Influence of thermal annealing on the electrical and luminescent properties of heavily Sb-doped Ge/Si(001) layers

In this paper, we report on the formation of heavily n-doped Ge:Sb layers on Si(001) substrates by MBE with active dopant concentration exceeding 10(20) cm(-3) and discuss their thermal stability. Rapid thermal annealing was applied to the samples with different doping densities being both below and above the equilibrium solubility limit of Sb in Ge. Experimentally obtained changes of the impurity atomic concentration and carrier density were attributed to Sb bulk diffusion, desorption and dopant clustering. The qualitatively different modifications of room-temperature photoluminescence (PL) due to annealing were obtained for the n-Ge layers with different doping levels.

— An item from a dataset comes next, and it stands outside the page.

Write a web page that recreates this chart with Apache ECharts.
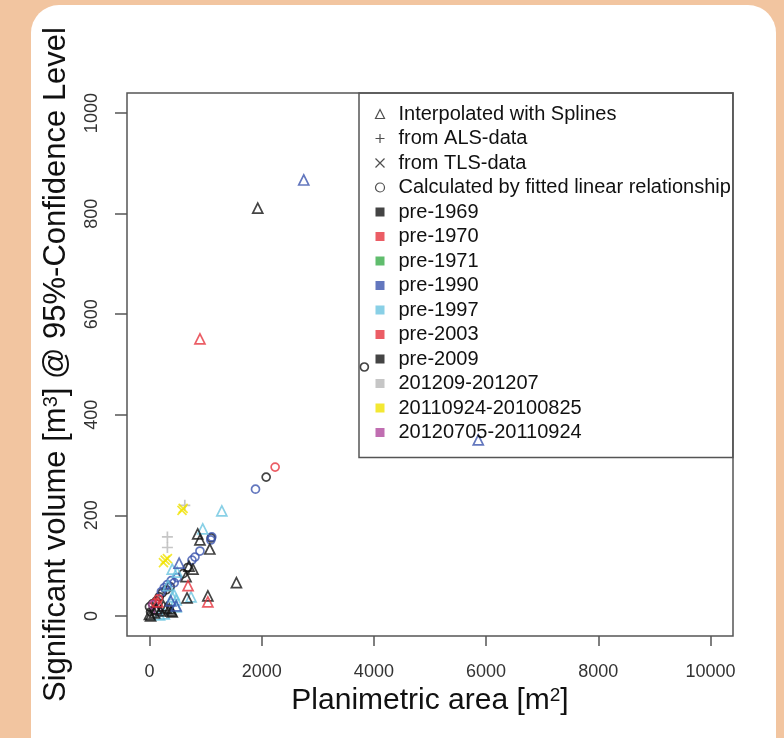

In particular, for the doping levels which were below or close to the equilibrium solid solubility the overall positive impact of annealing on the PL intensity was observed. However, for the n-Ge layers with higher doping levels a more complex behavior was obtained, namely, a significant drop followed by the subsequent partial restoration of the PL intensity with the increase of annealing temperature. Changes of the PL response were attributed to the two main processes which occur during thermal treatment-annealing of the point defects generated due to low-temperature growth of a doped layer and dopant cluster formation-which have the opposite impact on the PL intensity. The obtained results allowed us to formulate the recommendations on thermal treatment of the n-type doped Ge layers, which may be useful for Ge-based Si photonics applications.